Last quarter, Microsoft (NASDAQ:MSFT | MSFT Price Prediction) delivered a strong earnings beat, but one number overshadowed everything else: $29.88 billion in capital expenditures (CapEx) for Q2 FY2026, the quarter ended Dec. 31, 2025. That figure, reported in Microsoft’s 8-K filed Jan. 28, 2026, represents a 89% increase year-over-year from $15.80 billion — a near-doubling in a single quarter that has investors questioning the pace and payoff of the company’s AI infrastructure buildout.
To put the scale in context, Microsoft’s last four quarters of CapEx total $83.09 billion, already surpassing the widely cited $80 billion AI infrastructure commitment. This spending represents a structural shift: pre-AI era capex consistently ran at 25-27% of operating cash flow, while the most recent full fiscal year saw that ratio climb to 47.4%. The consequence is visible in free cash flow, which fell 9.3% year-over-year to $5.88 billion even as operating cash flow surged 60% to $35.76 billion. The CapEx machine is consuming the gains.
Spending vs. Results
The broader quarterly results were objectively strong. Revenue reached $81.27 billion, up 17% year-over-year, with Azure growing 39% and Microsoft Cloud crossing $51.5 billion, up 26%. Non-GAAP EPS of $4.14 beat the $3.91 consensus estimate. The commercial remaining performance obligation — a measure of contracted future revenue — surged 110% to $625 billion, signaling that enterprise demand for AI-linked services is real and accelerating.
The market’s reaction, however, told a different story. Shares closed at $452.04 at the time of filing, rose briefly to $463.50 within an hour, then reversed sharply — falling to $430.29 the next day and $393.67 within a week. As of this morning, Microsoft trades at $385.83, representing a 14.6% decline since the filing against a 1.6% decline in SPY over the same period. The stock is also trading well below its 200-day moving average of $486.88.
The investor concern is straightforward: CapEx of this magnitude needs to translate into revenue and margin expansion to justify the spend. CEO Satya Nadella offered confidence, stating “We are only at the beginning phases of AI diffusion and already Microsoft has built an AI business that is larger than some of our biggest franchises.” But the company’s own filing flagged the core risk: “Significant investments may not achieve expected returns.”

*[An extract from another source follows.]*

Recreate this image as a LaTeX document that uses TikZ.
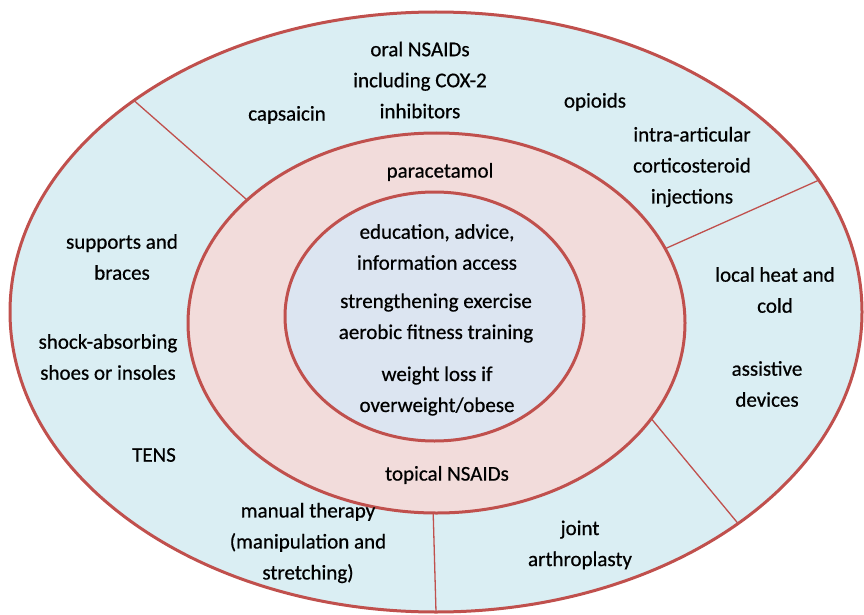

Analyst conviction remains high — 57 of 58 analysts carry a Buy or Strong Buy rating with a consensus target of $596 — but prediction markets assign only a 7% probability of Microsoft closing above $405 by month-end. The next major checkpoint will be Q3 FY2026 earnings, expected in April, where investors will be watching whether Azure growth acceleration and RPO conversion begin to visibly offset the capex drag on free cash flow.